French Apple Cake

9 Oct

Fall is by far the best season.  In New England, it is unreal how beautiful it can be: crisp October days with a blue sky that reminds me of home, trees turning electric orange and red, and a fresh pre-winter smell.  Apples abound, pumpkin beers are everywhere, and I can once again rock tights and boots.  Yes, fall is awesome.

It therefore makes sense to make use of this bounty. And since apple and pumpkin treats are my favorite, it is time to bake.

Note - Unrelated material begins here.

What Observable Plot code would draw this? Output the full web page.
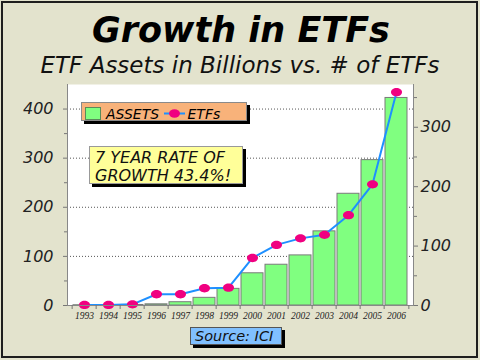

I saw this recipe in September’s Cooks Illustrated and KNEW I had to have it.  I brought it out at Shabbat dinner midway through high holidays.  There were only 3 of us eating, but, hey, Shabbat dinner is for celebrating so getting elaborate with food is a must.

There are few words to describe how delicious this cake is.  Hubby ranked it in his “top 5 desserts ever” (and he assures me he keeps a very diligent list in his head) and I have to agree.  The bottom apple layer is a rich custard, the middle layer is the perfect white cake, and the top has a perfect sugary crunch.  Every bite made me sigh.

Unfortunately the cake was too huge to eat before it went bad so I’m going to try this in miniature size post-December (or maybe for Thanksgiving).  Up next in my baking horizon: gluten free pumpkin and apple treats.

Adapted from Cook’s Illustrated, September 2012.  


1 1/2 pounds Macoun (or other tart and crispy) apples, peeled, cored, cut in half crosswise and sliced 1/8 inch thick
1 tablespoon Calvados (french apple brandy)
1 teaspoon lemon juice
5 ounces all purpose flour (1 cup), plus an extra 2 tablespoons to firm up “cakey” middle layer
7 ounces sugar (1 cup), plus some to make the top crispy
2 teaspoons baking powder
1/2 teaspoon salt
1 egg plus 2 yolks for the custardy bottom layer
1 cup vegetable oil
1 cup whole milk
1 teaspoon vanilla extract

Confectioners’ sugar for dusting

Preheat oven to 325 degrees. Spray 9-inch springform pan with vegetable oil spray and put on baking sheet lined with aluminum foil.

Microwave apples until you can bend them without snapping, about 4 minutes. Toss the apples with the brandy and lemon juice and let cool for 15 minutes.

Meanwhile, measure out the rest of your ingredients. Whisk 5 oz flour, 7 oz sugar, baking powder, and salt together in small bowl. Whisk 1 egg, oil, milk, and vanilla together in a larger bowl until smooth. Add dry ingredients to wet ingredients and whisk together.  Reserve 1 cup of batter for the top layer.

Add egg yolks to main batter and whisk.  Fold the cooled apples in and pour batter into spring-form pan.  This will be your custard layer.  Spread the batter around pan and lightly press down to create a compact apple layer.

Whisk remaining 2 tablespoons flour into your reserved batter. This will create the “cakeier” layer. Pour this over the apple layer already in pan and again spread evenly to create a smooth, even layer. Sprinkle the top evenly with sugar – this is what gives it the perfect crunch (think the best part of muffins).

Bake until a toothpick comes out clean and the top is golden.  The original recipe said this would take 75 minutes, but only took 45 in my mini-convection oven.  Keep and eye on it and don’t let the top burn (one edge of mine did, which was the only part that was marred!).

Transfer the spring-form pan to wire rack and let cool for 5 minutes. Run paring knife around sides of pan, remove outer layer of pan and then let cool completely, 2 to 3 hours before removing bottom (I used a cake lifter to move it to a cake plate).  Dust lightly with confectioners’ sugar and enjoy.  This will literally be the best dessert you have ever eaten.


3 Responses to “French Apple Cake”

  1. Conor Bofin October 9, 2012 at 2:44 pm #

    Lovely looking apple cake.
    Post me some, please.

  2. Kelly October 10, 2012 at 8:33 pm #

    I am going to try and make this on Saturday. So sorry we missed you when you were in San Francisco!

    • vegetarianepicurean October 10, 2012 at 8:35 pm #

      You are going to love it!

      Hopefully we will see you soon – SF was in March but hopefully I can come again and visit you guys.